Stocks closed mixed Wed nesday, with the Dow Jones industrial average rising 4 points for its seventh straight advance.
The other major market indexes also had single-digit moves. Bond prices rose as investors, again uneasy about the strength of the economic recovery, went in search of safe investments.
The Fed’s economic forecast was only slightly more downbeat than the outlook issued in April. And investors have been well aware that the country faces a bumpy recovery. But the Fed’s assessment was still a sharp reminder that economic growth won’t come easy.

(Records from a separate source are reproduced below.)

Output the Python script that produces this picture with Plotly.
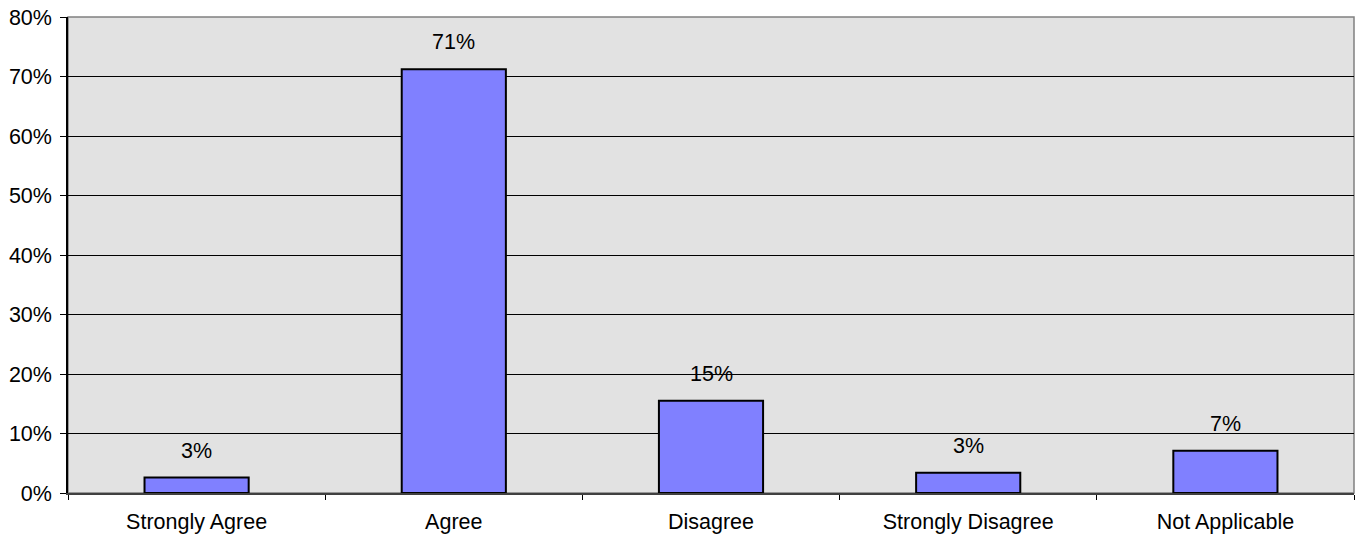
import plotly.graph_objects as go

categories = ["Strongly Agree", "Agree", "Disagree", "Strongly Disagree", "Not Applicable"]
values = [2.6, 71.2, 15.5, 3.4, 7.1]
labels = ["3%", "71%", "15%", "3%", "7%"]
y_ticks = [0, 10, 20, 30, 40, 50, 60, 70, 80]
y_tick_text = [f"{t}%" for t in y_ticks]

font = dict(family="Liberation Sans, Arial, sans-serif", size=21.5, color="black")

fig = go.Figure()
fig.add_trace(go.Bar(
    x=categories, y=values,
    marker=dict(color="#8080ff", line=dict(color="black", width=2)),
    hoverinfo="skip",
))

for c, v, t in zip(categories, values, labels):
    fig.add_annotation(x=c, y=v, text=t, showarrow=False, yanchor="bottom",
                       yshift=13, font=font)

fig.add_shape(type="rect", xref="paper", yref="paper", x0=0, y0=0, x1=1, y1=1,
              line=dict(color="#808080", width=1.5), layer="below")

fig.update_layout(
    width=1363, height=539,
    margin=dict(l=68, r=9, t=17, b=46),
    paper_bgcolor="white",
    plot_bgcolor="#e2e2e2",
    bargap=0.595,
    showlegend=False,
    font=font,
    xaxis=dict(
        showgrid=False, showline=True, linecolor="#404040", linewidth=1.5,
        ticks="outside", tickson="boundaries", ticklen=5, tickcolor="black",
        ticklabelstandoff=8, tickfont=font, automargin=False,
    ),
    yaxis=dict(
        range=[0, 80], tickvals=y_ticks, ticktext=y_tick_text,
        showgrid=True, gridcolor="black", gridwidth=1,
        showline=True, linecolor="black", linewidth=1.5,
        ticks="outside", ticklen=6, tickcolor="black",
        ticklabelstandoff=4, automargin=False,
        zeroline=False, tickfont=font,
    ),
)

fig.write_html("out.html", config={"displayModeBar": False},
               post_script="document.body.style.margin='0';")
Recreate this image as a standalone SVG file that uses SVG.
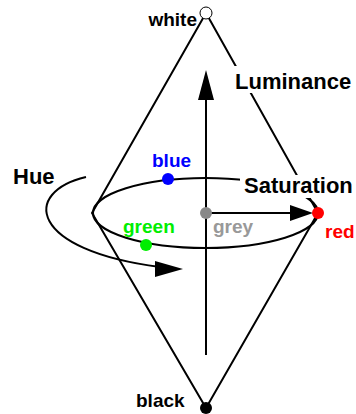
<svg xmlns="http://www.w3.org/2000/svg" width="356" height="414" viewBox="0 0 356 414">
<style>
.ln{fill:none;stroke:#000;stroke-width:2}
.lbl{font-family:"Liberation Sans",Arial,sans-serif;font-weight:bold}
.big{font-size:22px}
.sm{font-size:19px}
.bg{fill:#fff}
</style>
<rect width="356" height="414" fill="#fff"/>
<g id="connectors">
<path class="ln" d="M206,13 L92,213 L206,408 M206,13 L318,213 L206,408"/>
<ellipse class="ln" cx="205.5" cy="213" rx="112.5" ry="35"/>
<path class="ln" d="M86,177 C22,192 28,250 160,267"/>
<polygon points="183,269 155,261 155,277" fill="#000"/>
<line class="ln" x1="206" y1="355" x2="206" y2="96"/>
<polygon points="206,70 198,100 214,100" fill="#000"/>
<line class="ln" x1="206" y1="213" x2="292" y2="213"/>
<polygon points="313,213 290,205 290,221" fill="#000"/>
</g>
<g id="luminance"><rect class="bg" x="234" y="66" width="122" height="27"/><text class="lbl big" x="235" y="89">Luminance</text></g>
<g id="saturation"><rect class="bg" x="240" y="175" width="116" height="23"/><text class="lbl big" x="244" y="193">Saturation</text></g>
<g id="hue"><text class="lbl big" x="13" y="184">Hue</text></g>
<g id="white"><circle cx="206" cy="13" r="6" fill="#fff" stroke="#000" stroke-width="1"/><text class="lbl sm" x="197" y="26" text-anchor="end">white</text></g>
<g id="black"><circle cx="206" cy="408" r="6" fill="#000"/><text class="lbl sm" x="136" y="407">black</text></g>
<g id="red"><circle cx="318" cy="213" r="6" fill="#f00"/><text class="lbl sm" x="325" y="238" fill="#f00">red</text></g>
<g id="blue"><circle cx="168" cy="179" r="6" fill="#00f"/><text class="lbl sm" x="152" y="167" fill="#00f">blue</text></g>
<g id="green"><circle cx="146" cy="245" r="6" fill="#0e0"/><text class="lbl sm" x="123" y="233" fill="#0e0">green</text></g>
<g id="grey"><circle cx="206" cy="213" r="6" fill="#888"/><text class="lbl sm" x="213" y="233" fill="#999">grey</text></g>
</svg>
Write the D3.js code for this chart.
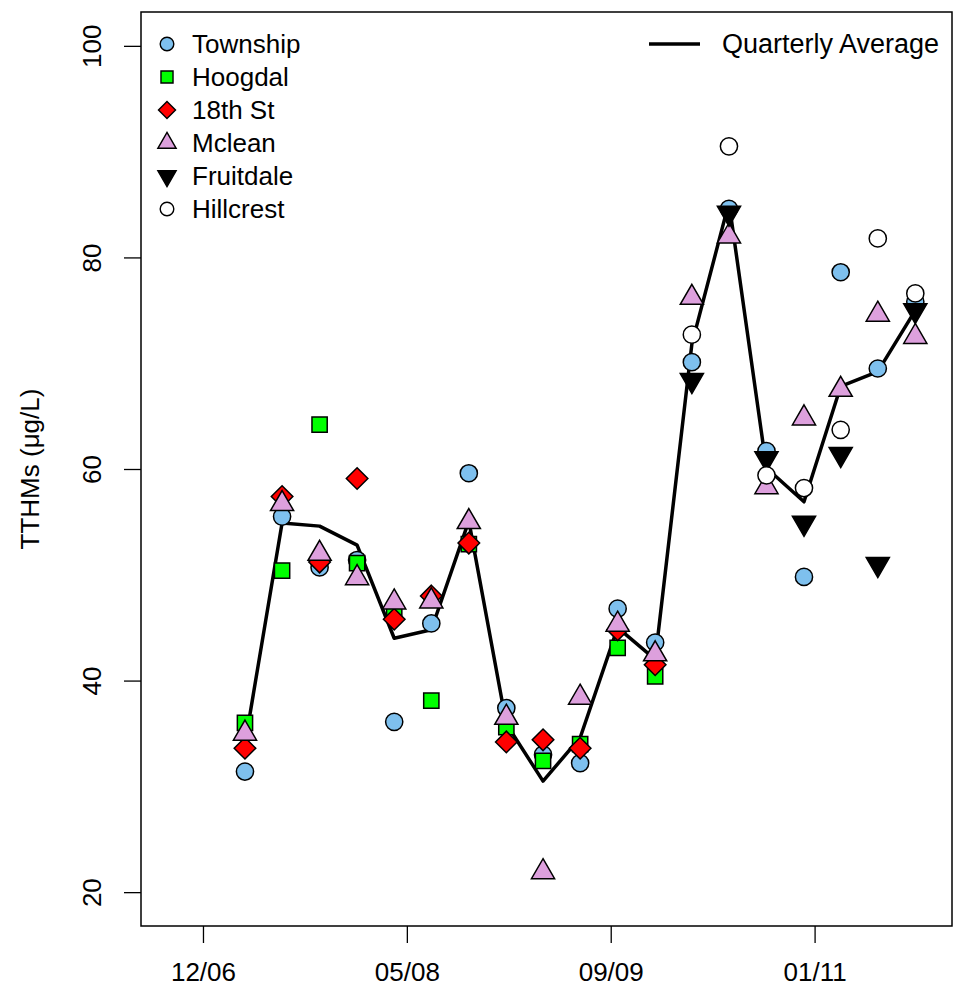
<!DOCTYPE html>
<html>
<head>
<meta charset="utf-8">
<script src="https://cdn.jsdelivr.net/npm/d3@7"></script>
<style>
html,body{margin:0;padding:0;background:#fff;}
svg{display:block;font-family:"Liberation Sans",Arial,Helvetica,sans-serif;}
</style>
</head>
<body>
<svg id="chart" width="953" height="987"></svg>
<script>
// ---- data ----
const sampleDates = ["2007-03-31","2007-06-30","2007-09-30","2007-12-31","2008-03-31","2008-06-30",
  "2008-09-30","2008-12-31","2009-03-31","2009-06-30","2009-09-30","2009-12-31",
  "2010-03-31","2010-06-30","2010-09-30","2010-12-31","2011-03-31","2011-06-30","2011-09-30"];
const township  = [31.4,55.5,50.7,51.4,36.1,45.4,59.6,37.4,33.0,32.2,46.8,43.6,70.1,84.6,61.7,49.8,78.6,69.5,75.8];
const hoogdal   = [36.0,50.4,64.2,51.1,46.6,38.1,52.9,35.6,32.4,34.0,43.1,40.4,null,null,null,null,null,null,null];
const st18      = [33.6,57.4,51.2,59.1,45.8,48.0,53.0,34.2,34.4,33.6,44.8,41.5,null,null,null,null,null,null,null];
const mclean    = [35.0,56.7,52.0,49.7,47.4,47.5,55.0,36.5,21.9,38.4,45.3,42.5,76.2,82.0,58.3,64.8,67.5,74.6,72.5];
const fruitdale = [null,null,null,null,null,null,null,null,null,null,null,null,68.4,84.2,61.0,54.9,61.4,51.0,75.0];
const hillcrest = [null,null,null,null,null,null,null,null,null,null,null,null,72.7,90.5,59.4,58.2,63.7,81.8,76.6];
const quarterlyAverage = [34.0,54.9,54.6,52.8,44.0,44.8,55.1,35.9,30.5,34.6,45.0,42.0,71.8,85.2,60.1,56.9,67.8,69.2,75.0];
const xTickDates = ["2006-12-18","2008-05-01","2009-09-13","2011-01-26"];
const yTicks = [20,40,60,80,100];
const seriesNames = ["Township","Hoogdal","18th St","Mclean","Fruitdale","Hillcrest"];
const seriesColors = ["#7EC0EE","#00FF00","#FF0000","#DDA0DD","#000000","#FFFFFF"];
const seriesShapes = ["circle","square","diamond","triUp","triDown","circle"];
const seriesValues = [township,hoogdal,st18,mclean,fruitdale,hillcrest];

// ---- layout ----
const L = 141, R = 952, T = 12, B = 926;
const svg = d3.select("#chart");
const x = d3.scaleUtc().domain([new Date("2006-07-19"), new Date("2011-12-29")]).range([L, R]);
const y = d3.scaleLinear().domain([16.8, 103.2]).range([B, T]);

function shapePath(shape, r) {
  if (shape === "circle") return `M${r},0A${r},${r} 0 1,1 ${-r},0A${r},${r} 0 1,1 ${r},0Z`;
  if (shape === "square") { const s = 0.8862 * r; return `M${-s},${-s}H${s}V${s}H${-s}Z`; }
  if (shape === "diamond") { const d = 1.2533 * r; return `M0,${-d}L${d},0L0,${d}L${-d},0Z`; }
  const t0 = 1.5551 * r, t1 = 1.3468 * r, t2 = 0.7776 * r;
  if (shape === "triUp") return `M0,${-t0}L${t1},${t2}L${-t1},${t2}Z`;
  return `M0,${t0}L${t1},${-t2}L${-t1},${-t2}Z`;
}

// ---- axes ----
const xAxis = d3.axisBottom(x)
  .tickValues(xTickDates.map(d => new Date(d)))
  .tickFormat(d3.utcFormat("%m/%y"))
  .tickSize(17).tickPadding(20);
const gx = svg.append("g").attr("transform", `translate(0,${B})`).call(xAxis);
gx.select(".domain").remove();
gx.selectAll("line").attr("stroke", "#000").attr("stroke-width", 1.3);
gx.selectAll("text").attr("font-size", 26).attr("fill", "#000")
  .attr("font-family", "'Liberation Sans',Arial,sans-serif");

const yAxis = d3.axisLeft(y).tickValues(yTicks).tickSize(17);
const gy = svg.append("g").attr("transform", `translate(${L},0)`).call(yAxis);
gy.select(".domain").remove();
gy.selectAll("line").attr("stroke", "#000").attr("stroke-width", 1.3);
gy.selectAll("text").attr("font-size", 26).attr("fill", "#000")
  .attr("font-family", "'Liberation Sans',Arial,sans-serif")
  .attr("x", 0).attr("dy", "0.35em").attr("text-anchor", "middle")
  .attr("transform", "translate(-49,0) rotate(-90)");

svg.append("text")
  .attr("transform", `translate(39,${(T + B) / 2}) rotate(-90)`)
  .attr("text-anchor", "middle").attr("font-size", 26).attr("fill", "#000")
  .text("TTHMs (\u03BCg/L)");

// ---- quarterly average line ----
const lineData = sampleDates.map((d, i) => ({date: new Date(d), v: quarterlyAverage[i]}));
svg.append("path")
  .datum(lineData)
  .attr("fill", "none").attr("stroke", "#000").attr("stroke-width", 3.5)
  .attr("stroke-linejoin", "round")
  .attr("d", d3.line().x(d => x(d.date)).y(d => y(d.v)));

// ---- points ----
seriesValues.forEach((vals, si) => {
  const pts = sampleDates.map((d, i) => ({date: new Date(d), v: vals[i]})).filter(p => p.v != null);
  svg.append("g").selectAll("path").data(pts).join("path")
    .attr("transform", p => `translate(${x(p.date)},${y(p.v)})`)
    .attr("d", shapePath(seriesShapes[si], 8.6))
    .attr("fill", seriesColors[si]).attr("stroke", "#000").attr("stroke-width", 1.5);
});

// ---- frame ----
svg.append("rect").attr("x", L).attr("y", T).attr("width", R - L).attr("height", B - T)
  .attr("fill", "none").attr("stroke", "#000").attr("stroke-width", 1.5);

// ---- legends ----
const leg = svg.append("g");
seriesNames.forEach((name, i) => {
  const cy = 44 + i * 33;
  leg.append("path").attr("transform", `translate(167,${cy})`)
    .attr("d", shapePath(seriesShapes[i], 6.8))
    .attr("fill", seriesColors[i]).attr("stroke", "#000").attr("stroke-width", 1.4);
  leg.append("text").attr("x", 192).attr("y", cy).attr("dy", "0.35em")
    .attr("font-size", 26).attr("fill", "#000").text(name);
});
leg.append("line").attr("x1", 649).attr("x2", 700).attr("y1", 44).attr("y2", 44)
  .attr("stroke", "#000").attr("stroke-width", 3.5);
leg.append("text").attr("x", 722).attr("y", 44).attr("dy", "0.35em")
  .attr("font-size", 27).attr("fill", "#000").text("Quarterly Average");
</script>
</body>
</html>
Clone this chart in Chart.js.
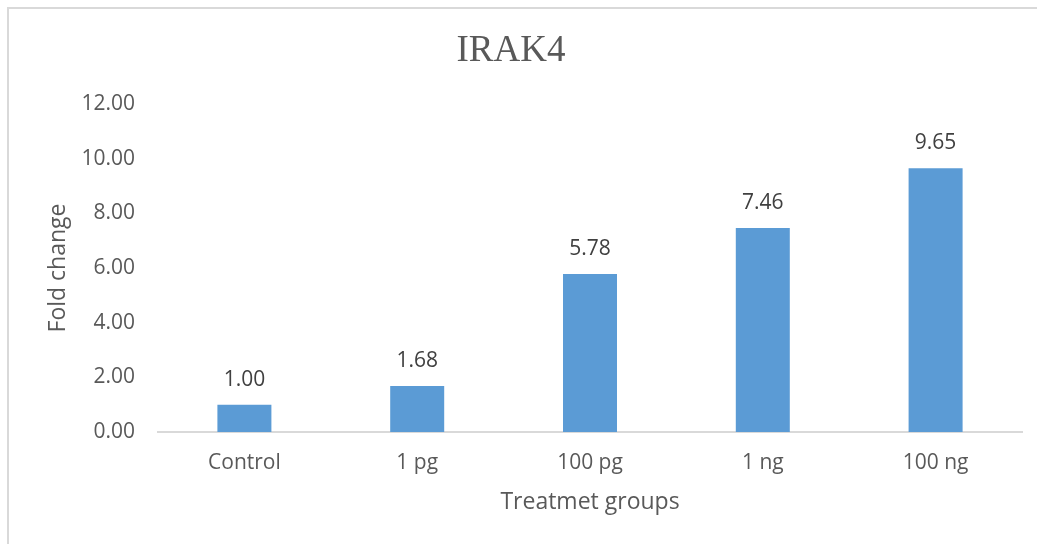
<!DOCTYPE html>
<html>
<head>
<meta charset="utf-8">
<script src="https://cdn.jsdelivr.net/npm/chart.js@4/dist/chart.umd.min.js"></script>
<style>
  html, body { margin: 0; padding: 0; background: #ffffff; overflow: hidden; }
  #wrap { position: relative; width: 1037px; height: 544px; }
  #frame { position: absolute; left: 7px; top: 7px; width: 1100px; height: 600px;
           border-left: 2px solid #d9d9d9; border-top: 2px solid #d9d9d9; pointer-events: none; }
  canvas { position: absolute; left: 0; top: 0; }
</style>
</head>
<body>
<div id="wrap">
  <canvas id="c" width="1037" height="544"></canvas>
  <div id="frame"></div>
</div>
<script>
const chartTitle = "IRAK4";
const categories = ["Control", "1 pg", "100 pg", "1 ng", "100 ng"];
const foldChange = [1.00, 1.68, 5.78, 7.46, 9.65];
const yTitle = "Fold change";
const xTitle = "Treatmet groups";

const FONT = "'Open Sans', 'Noto Sans', sans-serif";

const dataLabels = {
  id: 'dataLabels',
  afterDatasetsDraw(chart) {
    const ctx = chart.ctx;
    const meta = chart.getDatasetMeta(0);
    ctx.save();
    ctx.font = "21px " + FONT;
    ctx.fillStyle = "#404040";
    ctx.textAlign = "center";
    ctx.textBaseline = "middle";
    meta.data.forEach((bar, i) => {
      ctx.fillText(foldChange[i].toFixed(2), bar.x, bar.y - 25);
    });
    ctx.restore();
  }
};

new Chart(document.getElementById('c'), {
  type: 'bar',
  data: {
    labels: categories,
    datasets: [{
      data: foldChange,
      backgroundColor: '#5b9bd5',
      borderWidth: 0,
      categoryPercentage: 1.0,
      barPercentage: 0.3125
    }]
  },
  options: {
    responsive: false,
    maintainAspectRatio: false,
    animation: false,
    layout: { padding: { left: 0, right: 15, top: 0, bottom: 0 } },
    plugins: {
      legend: { display: false },
      tooltip: { enabled: false },
      title: {
        display: true,
        text: chartTitle,
        color: '#595959',
        font: { family: "'Liberation Serif', 'Times New Roman', serif", size: 37, weight: 'normal', lineHeight: 1.2 },
        padding: { top: 29, bottom: 30.6 }
      }
    },
    scales: {
      x: {
        grid: { display: false, drawTicks: false },
        border: { display: true, color: '#d9d9d9', width: 2 },
        ticks: { color: '#595959', font: { family: FONT, size: 21 }, padding: 18, maxRotation: 0 },
        title: { display: true, text: xTitle, color: '#595959', font: { family: FONT, size: 23, lineHeight: 1.2 }, padding: { top: 0, bottom: 28 } },
        afterFit(s) { s.height = 544 - 432; }
      },
      y: {
        min: 0, max: 12,
        grid: { display: false, drawTicks: false },
        border: { display: false },
        ticks: { stepSize: 2, color: '#595959', font: { family: FONT, size: 21 }, padding: 23,
                 callback: v => Number(v).toFixed(2) },
        title: { display: true, text: yTitle, color: '#595959', font: { family: FONT, size: 23, lineHeight: 1.2 }, padding: { top: 45, bottom: 0 } },
        afterFit(s) { s.width = 158; }
      }
    }
  },
  plugins: [dataLabels]
});
</script>
</body>
</html>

Investors initially sold on the Fed’s statement. A strong start to second-quarter earnings reports, including upbeat forecasts from Intel Corp. and Alcoa Inc., helped temper their disappointment.
The Fed lowered its projection for the gross domestic product, the broadest measure of the economy, and said GDP will grow between 3 percent and 3.5 percent this year. That’s down from the 3.2 percent to 3.7 percent forecast in April.
The central bank also said the unemployment rate, now at 9.5 percent, will at best fall to 9.2 percent. In its April forecast, the Fed had a slightly lower bottom number of 9.1 percent.
The Fed also released minutes from its June 22-23 meeting, at which it found that “economic developments abroad” could hurt the U.S. economy. That’s a reference to the debt crisis that began in Greece and threatened to spread to other European countries.
The Dow rose 3.70, or 0.04 percent, to 10,366.72. The Standard & Poor’s 500 fell 0.17, or 0.02 percent, to 1,095.17, while the Nasdaq composite rose 7.81, or 0.4 percent, to 2,249.84.
Stocks slumped in May and June as economic reports showed the recovery wasn’t proceeding as fast as hoped. It wasn’t clear Wednesday afternoon whether stocks would resume their slide or go up on the next strong earnings report.
“You have a classic tug of war — profits for the second quarter are quite good,” said Joseph Battipaglia, market strategist for the Private Client Group at Stifel Nicolaus & Co. “On the other hand, you have a growing list of data points that show the stimulus is not leading to a private-sector recovery.”